# EXERCISE OBJECTIVE
Take the line containing "Clone this chart in Bokeh.", the line containing "p.ygrid.grid_line_width = 1.5", and all lines between them, and transcribe them exactly. Leave out pictures.
+ + + + + + +
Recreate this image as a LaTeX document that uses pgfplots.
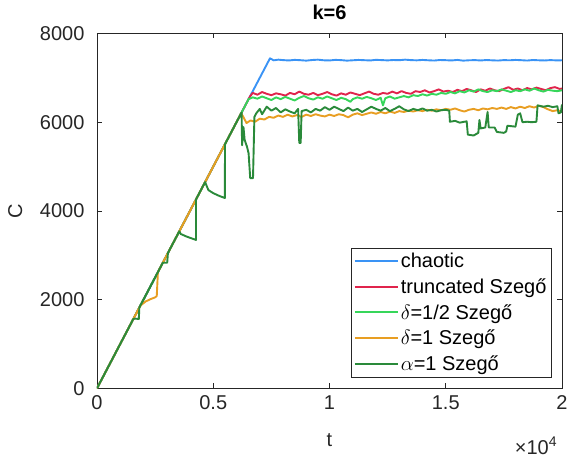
\documentclass[border=0pt]{standalone}
\usepackage{fontspec}
\setmainfont{Liberation Sans}
\usepackage{pgfplots}
\pgfplotsset{compat=1.18}

\definecolor{cchaos}{HTML}{3A93F5}
\definecolor{ctrunc}{HTML}{E0244C}
\definecolor{chalf}{HTML}{36D65A}
\definecolor{cone}{HTML}{E89E22}
\definecolor{calpha}{HTML}{2A8A3A}
\definecolor{axgray}{HTML}{262626}
\newcommand{\fs}{\fontsize{20bp}{24bp}\selectfont}

\begin{document}
\begin{tikzpicture}[font=\fs]
% page frame: the axis box sits at (0,0)
\path[use as bounding box] (-97bp,-70.7bp) rectangle (472bp,388.3bp);
\begin{axis}[
    scale only axis,
    width=465bp, height=354.8bp,
    xmin=0, xmax=20000,
    ymin=0, ymax=8000,
    scaled x ticks=false,
    scaled y ticks=false,
    xtick={0,5000,10000,15000,20000},
    xticklabels={0,0.5,1,1.5,2},
    ytick={0,2000,4000,6000,8000},
    yticklabels={0,2000,4000,6000,8000},
    tick align=inside,
    major tick length=5bp,
    axis line style={axgray, line width=0.6bp},
    every tick/.style={axgray, line width=0.6bp},
    tick label style={font=\fs, text=axgray},
    yticklabel style={xshift=-9bp},
    xticklabel style={yshift=-4bp},
    extra description/.code={
        \node[font=\fs, text=axgray, inner sep=0pt, anchor=center]
            at (axis description cs:0.944,-0.162) {×10\textsuperscript{4}};
    },
    every axis title shift=0pt,
    title={\textbf{k=6}},
    title style={at={(axis description cs:0.5,1.061)}, anchor=center, font=\fs},
    xlabel={t},
    ylabel={C},
    xlabel style={at={(axis description cs:0.5,-0.147)}, anchor=center, font=\fs, text=axgray},
    ylabel style={at={(axis description cs:-0.176,0.5)}, anchor=center, font=\fs, text=axgray},
    legend style={at={(0.978,0.031)}, anchor=south east, draw=axgray, line width=0.6bp,
        fill=white, font=\fs, row sep=4.5bp, inner xsep=3bp, inner ysep=2.5bp,
        nodes={inner xsep=2bp, inner ysep=2.5bp}},
    legend cell align=left,
    legend image code/.code={\draw[#1, line width=1.9bp] (0bp,0bp) -- (43bp,0bp);},
    every axis plot/.append style={line width=1.9bp, line join=round},
]
% chaotic
\addplot[cchaos] coordinates {
(0,0) (7440,7440) (7600,7395) (7800,7410) (8000,7400) (8250,7392) (8500,7405)
(8750,7398) (9000,7388) (9250,7402) (9500,7410) (9750,7396) (10000,7392)
(10250,7405) (10500,7400) (10750,7388) (11000,7396) (11250,7404) (11500,7398)
(11750,7392) (12000,7406) (12250,7400) (12500,7394) (12750,7402) (13000,7398)
(13250,7410) (13500,7400) (13750,7395) (14000,7404) (14250,7396) (14500,7390)
(14750,7402) (15000,7398) (15250,7392) (15500,7404) (15750,7388) (16000,7396)
(16250,7400) (16500,7392) (16750,7402) (17000,7395) (17250,7390) (17500,7400)
(17750,7396) (18000,7404) (18250,7398) (18500,7390) (18750,7402) (19000,7396)
(19250,7392) (19500,7400) (19750,7394) (20000,7396)
};
% truncated
\addplot[ctrunc] coordinates {
(0,0) (6580,6580) (6700,6660) (6900,6620) (7100,6680) (7300,6640) (7500,6610)
(7700,6650) (7900,6630) (8100,6600) (8300,6660) (8500,6630) (8700,6690)
(8900,6640) (9100,6620) (9300,6660) (9500,6610) (9700,6640) (9900,6680)
(10100,6630) (10300,6600) (10500,6650) (10700,6620) (10900,6670) (11100,6640)
(11300,6610) (11500,6650) (11700,6690) (11900,6640) (12100,6620) (12300,6660)
(12500,6640) (12700,6690) (12900,6650) (13100,6700) (13300,6660) (13500,6640)
(13700,6700) (13900,6680) (14100,6720) (14300,6670) (14500,6700) (14700,6740)
(14900,6690) (15100,6710) (15300,6680) (15500,6730) (15700,6700) (15900,6750)
(16100,6720) (16300,6680) (16500,6740) (16700,6710) (16900,6760) (17100,6720)
(17300,6700) (17500,6750) (17700,6790) (17900,6730) (18100,6760) (18300,6720)
(18500,6770) (18700,6740) (18900,6780) (19100,6750) (19300,6720) (19500,6770)
(19700,6790) (19900,6750) (20000,6760)
};
% delta = 1/2
\addplot[chalf] coordinates {
(0,0) (6520,6520) (6700,6560) (6900,6530) (7100,6580) (7300,6540) (7500,6500)
(7700,6560) (7900,6520) (8100,6570) (8300,6530) (8500,6490) (8700,6550)
(8900,6590) (9100,6540) (9300,6510) (9500,6560) (9700,6530) (9900,6580)
(10100,6540) (10300,6500) (10500,6550) (10700,6520) (10900,6460) (11000,6520)
(11200,6560) (11400,6530) (11600,6570) (11800,6540) (12000,6500) (12200,6550)
(12300,6380) (12400,6540) (12600,6580) (12800,6530) (13000,6560) (13200,6590)
(13400,6560) (13600,6610) (13800,6590) (14000,6630) (14200,6600) (14400,6640)
(14600,6620) (14800,6660) (15000,6640) (15200,6680) (15400,6650) (15600,6700)
(15800,6670) (16000,6720) (16200,6690) (16400,6740) (16600,6700) (16800,6680)
(17000,6720) (17200,6700) (17400,6740) (17600,6710) (17800,6680) (18000,6720)
(18200,6700) (18400,6740) (18600,6710) (18800,6760) (19000,6720) (19200,6690)
(19400,6730) (19600,6710) (19800,6700) (20000,6720)
};
% delta = 1
\addplot[cone] coordinates {
(0,0) (1850,1850) (1950,1900) (2100,1960) (2300,2010) (2500,2050) (2570,2080)
(2620,2620) (6200,6200) (6290,6124) (6430,5980) (6600,6040) (6800,6010)
(7000,6080) (7200,6060) (7400,6120) (7600,6100) (7800,6150) (8000,6120)
(8200,6170) (8400,6130) (8600,6160) (8800,6120) (9000,6170) (9200,6140)
(9400,6180) (9600,6150) (9800,6130) (10000,6170) (10200,6140) (10400,6180)
(10600,6160) (10800,6110) (11000,6170) (11200,6200) (11400,6160) (11600,6190)
(11800,6220) (12000,6190) (12200,6230) (12400,6200) (12600,6240) (12800,6210)
(13000,6250) (13200,6230) (13400,6260) (13600,6240) (13800,6270) (14000,6250)
(14200,6280) (14400,6260) (14600,6290) (14800,6270) (15000,6300) (15200,6280)
(15400,6310) (15600,6270) (15800,6240) (16000,6280) (16200,6300) (16400,6270)
(16600,6310) (16800,6290) (17000,6320) (17200,6300) (17400,6330) (17600,6300)
(17800,6340) (18000,6310) (18200,6350) (18400,6320) (18600,6360) (18800,6330)
(19000,6370) (19200,6340) (19400,6290) (19600,6250) (19800,6270) (20000,6240)
};
% alpha = 1
\addplot[calpha] coordinates {
(0,0) (1560,1560) (1600,1570) (1800,1565) (1820,1820) (2820,2820) (2840,2830)
(3020,2830) (3050,3050) (3540,3540) (3600,3480) (3860,3420) (4260,3345)
(4260,4260) (4650,4650) (4790,4470) (5000,4400) (5250,4340) (5500,4290)
(5505,5505) (6220,6220) (6240,5480) (6300,5890) (6350,5600) (6450,5450)
(6520,5300) (6590,4740) (6710,4740) (6770,6120) (6850,6200) (7000,6300)
(7100,6180) (7300,6350) (7500,6260) (7700,6320) (7900,6220) (8100,6290)
(8300,6240) (8500,6200) (8650,6300) (8700,5530) (8760,5530) (8800,6250)
(9000,6280) (9200,6220) (9400,6300) (9600,6260) (9800,6340) (10000,6280)
(10200,6350) (10400,6300) (10600,6250) (10800,6330) (11000,6260) (11200,6300)
(11400,6230) (11600,6290) (11800,6350) (12000,6300) (12200,6260) (12400,6320)
(12600,6250) (12800,6300) (13000,6360) (13200,6290) (13400,6250) (13600,6300)
(13800,6270) (14000,6310) (14200,6260) (14400,6280) (14600,6240) (14800,6270)
(15000,6280) (15150,6260) (15180,6010) (15400,6030) (15600,5990) (15900,6020)
(15950,5720) (16200,5700) (16400,5760) (16450,6050) (16500,5860) (16700,5880)
(16800,6230) (16850,5880) (17100,5880) (17200,5780) (17500,5760) (17600,5790)
(17650,5920) (18000,5900) (18100,6170) (18200,6200) (18300,6000) (18500,6010)
(18700,6000) (18900,6010) (18950,6380) (19200,6350) (19400,6370) (19600,6340)
(19800,6360) (19850,6200) (19950,6220) (20000,6400)
};
\legend{chaotic, truncated Szegő, $\delta$=1/2 Szegő, $\delta$=1 Szegő, $\alpha$=1 Szegő}
\end{axis}
\end{tikzpicture}
\end{document}
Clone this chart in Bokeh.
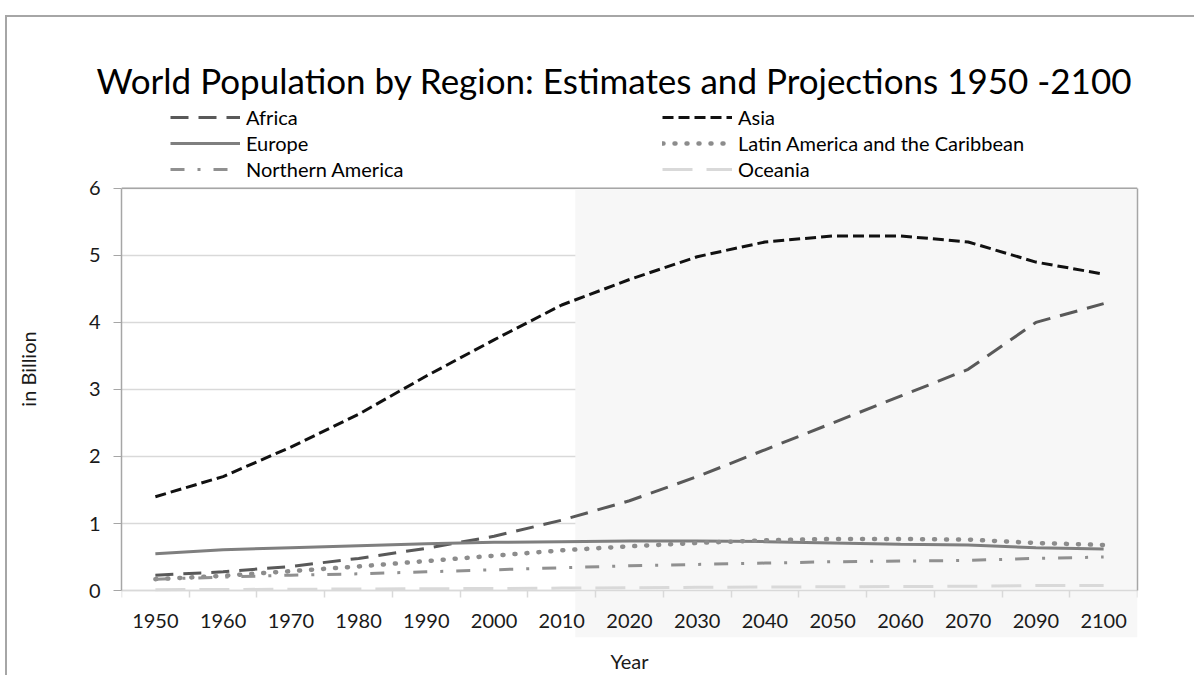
from bokeh.plotting import figure
from bokeh.models import (ColumnDataSource, FixedTicker, CustomJSTickFormatter, Legend,
                          LegendItem, BoxAnnotation, Range1d, LinearAxis, Span)
from bokeh.embed import file_html
from bokeh.resources import INLINE

years = ["1950", "1960", "1970", "1980", "1990", "2000", "2010", "2020",
         "2030", "2040", "2050", "2060", "2070", "2090", "2100"]
africa = [0.23, 0.28, 0.36, 0.48, 0.63, 0.81, 1.05, 1.34, 1.70, 2.10, 2.50, 2.90, 3.30, 4.00, 4.28]
asia = [1.40, 1.70, 2.14, 2.63, 3.20, 3.74, 4.26, 4.64, 4.98, 5.20, 5.29, 5.29, 5.20, 4.90, 4.72]
europe = [0.55, 0.61, 0.64, 0.67, 0.70, 0.72, 0.73, 0.74, 0.74, 0.73, 0.71, 0.69, 0.68, 0.64, 0.62]
latin = [0.17, 0.22, 0.29, 0.36, 0.44, 0.52, 0.60, 0.66, 0.71, 0.75, 0.77, 0.77, 0.76, 0.71, 0.68]
north_am = [0.17, 0.20, 0.23, 0.25, 0.28, 0.31, 0.34, 0.37, 0.39, 0.41, 0.43, 0.44, 0.45, 0.48, 0.50]
oceania = [0.013, 0.016, 0.020, 0.023, 0.027, 0.031, 0.037, 0.043, 0.048, 0.052, 0.057, 0.060, 0.064, 0.075, 0.075]
y_ticks = [0, 1, 2, 3, 4, 5, 6]

FONT = "Lato"
YMAX = 6
x = [i + 0.5 for i in range(len(years))]
src = ColumnDataSource(dict(x=x, africa=africa, asia=asia, europe=europe, latin=latin,
                            north_am=north_am, oceania=oceania))

# the frame extends above the value area (room for the legend) and below it
# (room for the shaded projection band under the year labels)
p = figure(width=1189, height=660, output_backend="svg", toolbar_location=None,
           x_range=Range1d(0, len(years)), y_range=Range1d(-0.70, 7.31),
           min_border_left=114, min_border_right=59, min_border_top=83, min_border_bottom=40,
           background_fill_color="white", border_fill_color="white")
p.outline_line_color = None
p.styles = {"margin-top": "15px", "margin-left": "5px",
            "border-top": "2px solid #a6a6a6", "border-left": "2px solid #a6a6a6"}

shade = BoxAnnotation(left=6.7, top=YMAX, fill_color="#f7f7f7",
                      fill_alpha=1, line_color=None, level="underlay")
p.add_layout(shade)

p.xgrid.visible = False
p.ygrid.grid_line_color = "#d9d9d9"
p.ygrid.grid_line_width = 1.5

top_edge = Span(location=YMAX, dimension="width", line_color="#a6a6a6", line_width=1.5)
p.add_layout(top_edge)

# Title
p.title.text = "World Population by Region: Estimates and Projections 1950 -2100"
p.title.text_font = FONT
p.title.text_font_size = "35px"
p.title.text_font_style = "normal"
p.title.text_color = "#000000"
p.title.align = "left"
p.title.offset = -25
p.title.standoff = 0

# Lines
r_af = p.line("x", "africa", source=src, line_width=3, line_color="#595959", line_dash="18 10")
r_as = p.line("x", "asia", source=src, line_width=3, line_color="#111111", line_dash="11 5")
r_eu = p.line("x", "europe", source=src, line_width=3, line_color="#7f7f7f")
r_la = p.line("x", "latin", source=src, line_width=4.5, line_color="#8c8c8c", line_dash="1 11",
              line_cap="round")
r_na = p.line("x", "north_am", source=src, line_width=3, line_color="#909090",
              line_dash="14 13 3 13")
r_oc = p.line("x", "oceania", source=src, line_width=3, line_color="#d9d9d9", line_dash="30 14")

# Axes
yax = p.yaxis[0]
yax.bounds = (0, YMAX)
yax.ticker = FixedTicker(ticks=y_ticks)
yax.major_tick_out = 8
yax.major_tick_in = 0
yax.minor_tick_line_color = None
yax.axis_line_color = "#a6a6a6"
yax.axis_line_width = 1.5
yax.major_tick_line_color = "#a6a6a6"
yax.major_label_text_font = FONT
yax.major_label_text_font_size = "20px"
yax.major_label_text_color = "#1a1a1a"
yax.major_label_standoff = 13
yax.axis_label = "in Billion"
yax.axis_label_text_font = FONT
yax.axis_label_text_font_size = "20px"
yax.axis_label_text_font_style = "normal"
yax.axis_label_text_color = "#1a1a1a"
yax.axis_label_standoff = 46

right_ax = LinearAxis(bounds=(0, YMAX), ticker=FixedTicker(ticks=[]),
                      axis_line_color="#a6a6a6", axis_line_width=1.5,
                      major_tick_line_color=None, minor_tick_line_color=None,
                      major_label_text_font_size="0px")
p.add_layout(right_ax, "right")

# category axis sits at value 0 inside the frame
xax = p.xaxis[0]
xax.fixed_location = 0
xax.ticker = FixedTicker(ticks=x, minor_ticks=list(range(len(years) + 1)))
xax.formatter = CustomJSTickFormatter(args=dict(labels=years),
                                      code="return labels[Math.round(tick - 0.5)];")
xax.major_tick_out = 0
xax.major_tick_in = 0
xax.major_tick_line_color = None
xax.minor_tick_out = 7
xax.minor_tick_in = 0
xax.minor_tick_line_color = "#d9d9d9"
xax.minor_tick_line_width = 1.5
xax.axis_line_color = "#d9d9d9"
xax.axis_line_width = 1.5
xax.major_label_text_font = FONT
xax.major_label_text_font_size = "20px"
xax.major_label_text_color = "#1a1a1a"
xax.major_label_standoff = 16

# axis title "Year" below the frame
year_ax = LinearAxis(ticker=FixedTicker(ticks=[]), axis_line_color=None,
                     major_tick_line_color=None, minor_tick_line_color=None,
                     major_label_text_font_size="0px",
                     axis_label="Year", axis_label_text_font=FONT,
                     axis_label_text_font_size="20px", axis_label_text_font_style="normal",
                     axis_label_text_color="#1a1a1a", axis_label_standoff=11)
p.add_layout(year_ax, "below")

# Legend
items = [
    LegendItem(label="Africa", renderers=[r_af]),
    LegendItem(label="Asia", renderers=[r_as]),
    LegendItem(label="Europe", renderers=[r_eu]),
    LegendItem(label="Latin America and the Caribbean", renderers=[r_la]),
    LegendItem(label="Northern America", renderers=[r_na]),
    LegendItem(label="Oceania", renderers=[r_oc]),
]
legend = Legend(items=items, orientation="horizontal", ncols=2, location=(49, 456),
                padding=0, margin=0, spacing=2, glyph_width=70, glyph_height=20,
                label_standoff=6, label_width=414, label_height=20,
                border_line_color=None, background_fill_alpha=0,
                label_text_font=FONT, label_text_font_size="20px", label_text_color="#000000")
p.add_layout(legend, "center")

open("out.html", "w").write(file_html(p, INLINE))
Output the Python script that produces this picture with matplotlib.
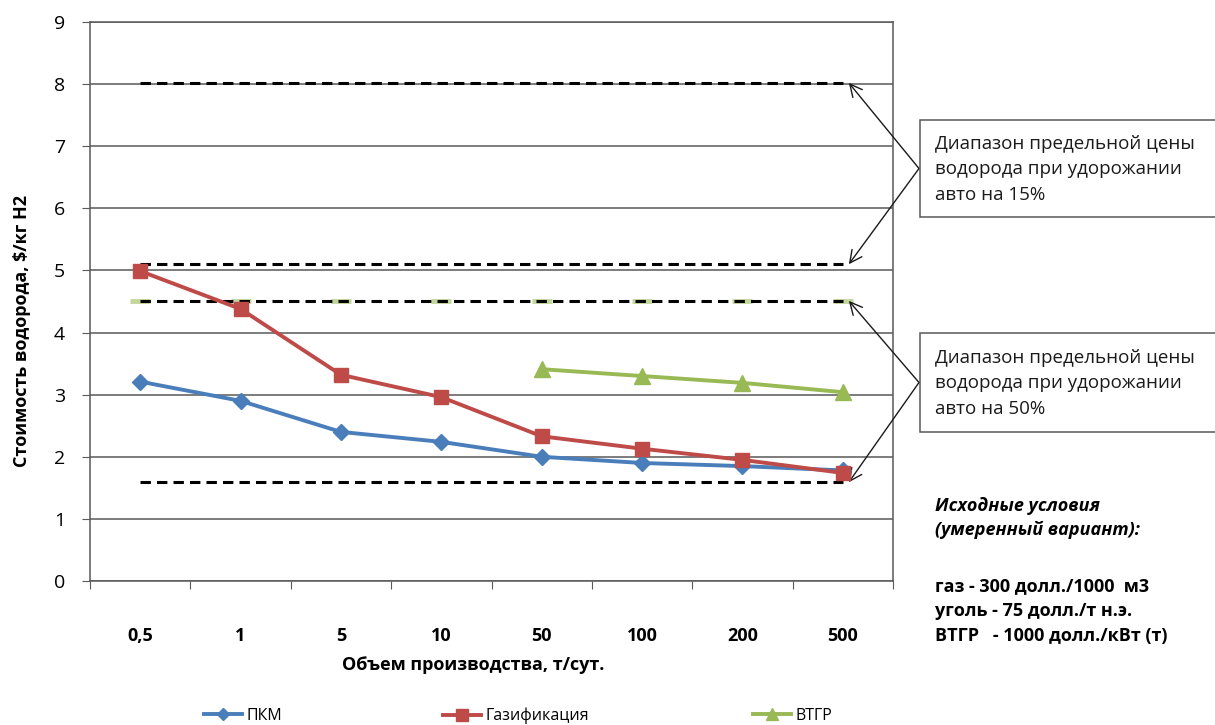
import matplotlib.pyplot as plt
import matplotlib.patches as mpatches
import numpy as np

plt.rcParams['font.family'] = ['Open Sans', 'DejaVu Sans']

# volumes, t/day
volumes = ['0,5', '1', '5', '10', '50', '100', '200', '500']

# hydrogen cost, $/kg
pkm = [3.21, 2.90, 2.40, 2.24, 2.00, 1.90, 1.85, 1.78]
gasif = [4.99, 4.38, 3.32, 2.96, 2.33, 2.13, 1.95, 1.74]
vtgr_idx = [4, 5, 6, 7]
vtgr = [3.41, 3.30, 3.19, 3.04]

# price limit ranges (car cost +15% and +50%)
range15 = [8.02, 5.10]
range50 = [4.51, 1.59]

grid_c = '#595959'

fig = plt.figure(figsize=(12.15, 7.25), dpi=100)
ax = fig.add_axes([90 / 1215, 1 - 581 / 725, 803 / 1215, 559 / 725])

x = np.arange(len(volumes))

ax.set_ylim(0, 9)
ax.set_xlim(-0.5, len(volumes) - 0.5)
ax.set_yticks(range(0, 10))
ax.yaxis.grid(True, color=grid_c, lw=1.1)
ax.set_axisbelow(True)
for s in ax.spines.values():
    s.set_color(grid_c)
    s.set_linewidth(1.1)

# category ticks sit between the categories, labels in the middle
ax.set_xticks(np.arange(-0.5, len(volumes)), minor=False)
ax.set_xticklabels([])
ax.set_xticks(x, minor=True)
ax.set_xticklabels(volumes, minor=True, fontsize=13, fontweight='bold')
ax.tick_params(axis='x', which='major', length=6, color=grid_c, direction='out')
ax.tick_params(axis='x', which='minor', length=0, pad=33)
ax.tick_params(axis='y', length=6, color=grid_c, labelsize=14, pad=12)

# limit price lines
ax.plot(x, [range50[0]] * len(x), ls='none', marker='_', ms=14, mew=3.5,
        color='#c3d69b', zorder=2)
for v in range15 + range50:
    ax.plot(x, [v] * len(x), color='black', lw=2.2, dashes=(3.4, 2.0),
            dash_capstyle='butt', zorder=3)

ax.plot(x, pkm, color='#4a7ebb', lw=2.8, marker='D', ms=8, zorder=4, label='ПКМ')
ax.plot(x, gasif, color='#be4b48', lw=2.8, marker='s', ms=10, zorder=5,
        label='Газификация')
ax.plot(x[vtgr_idx], vtgr, color='#98b954', lw=2.8, marker='^', ms=11, zorder=4,
        label='ВТГР')

ax.set_ylabel('Стоимость водорода, $/кг H2', fontsize=13, fontweight='bold')
ax.yaxis.set_label_coords(-0.074, 0.447)
ax.set_xlabel('Объем производства, т/сут.', fontsize=13, fontweight='bold')
ax.xaxis.set_label_coords(0.477, -0.134)

# legend entries spread along the bottom
handles = ax.get_lines()[-3:]
for h, xpos in zip(handles, [198, 437, 747]):
    fig.legend([h], [h.get_label()], loc='center left',
               bbox_to_anchor=(xpos / 1215 - 0.007, 1 - 716 / 725),
               frameon=False, fontsize=11.5, handlelength=2.4,
               handletextpad=0.25, markerscale=0.8)

# range boxes with arrows
boxes = [('Диапазон предельной цены\nводорода при удорожании\nавто на 15%', 120, 217, range15),
         ('Диапазон предельной цены\nводорода при удорожании\nавто на 50%', 333, 432, range50)]
for txt, top, bot, vals in boxes:
    fig.patches.append(mpatches.Rectangle(
        (920 / 1215, 1 - bot / 725), 310 / 1215, (bot - top) / 725,
        transform=fig.transFigure, fc='white', ec=grid_c, lw=1.1))
    ymid = (top + bot) / 2
    fig.text(935 / 1215, 1 - (ymid + 1) / 725, txt, fontsize=13.5, va='center',
             ha='left', linespacing=1.55, color='#1a1a1a')
    for v in vals:
        ax.annotate('', xy=(7.06, v), xycoords='data',
                    xytext=(919 / 1215, 1 - ymid / 725), textcoords='figure fraction',
                    arrowprops=dict(arrowstyle='->', color='#1a1a1a', lw=1.0,
                                    mutation_scale=22, shrinkA=0, shrinkB=0),
                    annotation_clip=False)

fig.text(935 / 1215, 1 - 518 / 725, 'Исходные условия\n(умеренный вариант):',
         fontsize=13, fontweight='bold', style='italic', va='center',
         linespacing=1.45)
fig.text(935 / 1215, 1 - 611 / 725,
         'газ - 300 долл./1000  м3\nуголь - 75 долл./т н.э.\nВТГР   - 1000 долл./кВт (т)',
         fontsize=13, fontweight='bold', va='center', linespacing=1.5)

fig.savefig('out.png', dpi=100)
+ + + + + + +
# ANSWER TO THE EXERCISE
Clone this chart in Bokeh.
from bokeh.plotting import figure
from bokeh.models import (ColumnDataSource, FixedTicker, CustomJSTickFormatter, Legend,
                          LegendItem, BoxAnnotation, Range1d, LinearAxis, Span)
from bokeh.embed import file_html
from bokeh.resources import INLINE

years = ["1950", "1960", "1970", "1980", "1990", "2000", "2010", "2020",
         "2030", "2040", "2050", "2060", "2070", "2090", "2100"]
africa = [0.23, 0.28, 0.36, 0.48, 0.63, 0.81, 1.05, 1.34, 1.70, 2.10, 2.50, 2.90, 3.30, 4.00, 4.28]
asia = [1.40, 1.70, 2.14, 2.63, 3.20, 3.74, 4.26, 4.64, 4.98, 5.20, 5.29, 5.29, 5.20, 4.90, 4.72]
europe = [0.55, 0.61, 0.64, 0.67, 0.70, 0.72, 0.73, 0.74, 0.74, 0.73, 0.71, 0.69, 0.68, 0.64, 0.62]
latin = [0.17, 0.22, 0.29, 0.36, 0.44, 0.52, 0.60, 0.66, 0.71, 0.75, 0.77, 0.77, 0.76, 0.71, 0.68]
north_am = [0.17, 0.20, 0.23, 0.25, 0.28, 0.31, 0.34, 0.37, 0.39, 0.41, 0.43, 0.44, 0.45, 0.48, 0.50]
oceania = [0.013, 0.016, 0.020, 0.023, 0.027, 0.031, 0.037, 0.043, 0.048, 0.052, 0.057, 0.060, 0.064, 0.075, 0.075]
y_ticks = [0, 1, 2, 3, 4, 5, 6]

FONT = "Lato"
YMAX = 6
x = [i + 0.5 for i in range(len(years))]
src = ColumnDataSource(dict(x=x, africa=africa, asia=asia, europe=europe, latin=latin,
                            north_am=north_am, oceania=oceania))

# the frame extends above the value area (room for the legend) and below it
# (room for the shaded projection band under the year labels)
p = figure(width=1189, height=660, output_backend="svg", toolbar_location=None,
           x_range=Range1d(0, len(years)), y_range=Range1d(-0.70, 7.31),
           min_border_left=114, min_border_right=59, min_border_top=83, min_border_bottom=40,
           background_fill_color="white", border_fill_color="white")
p.outline_line_color = None
p.styles = {"margin-top": "15px", "margin-left": "5px",
            "border-top": "2px solid #a6a6a6", "border-left": "2px solid #a6a6a6"}

shade = BoxAnnotation(left=6.7, top=YMAX, fill_color="#f7f7f7",
                      fill_alpha=1, line_color=None, level="underlay")
p.add_layout(shade)

p.xgrid.visible = False
p.ygrid.grid_line_color = "#d9d9d9"
p.ygrid.grid_line_width = 1.5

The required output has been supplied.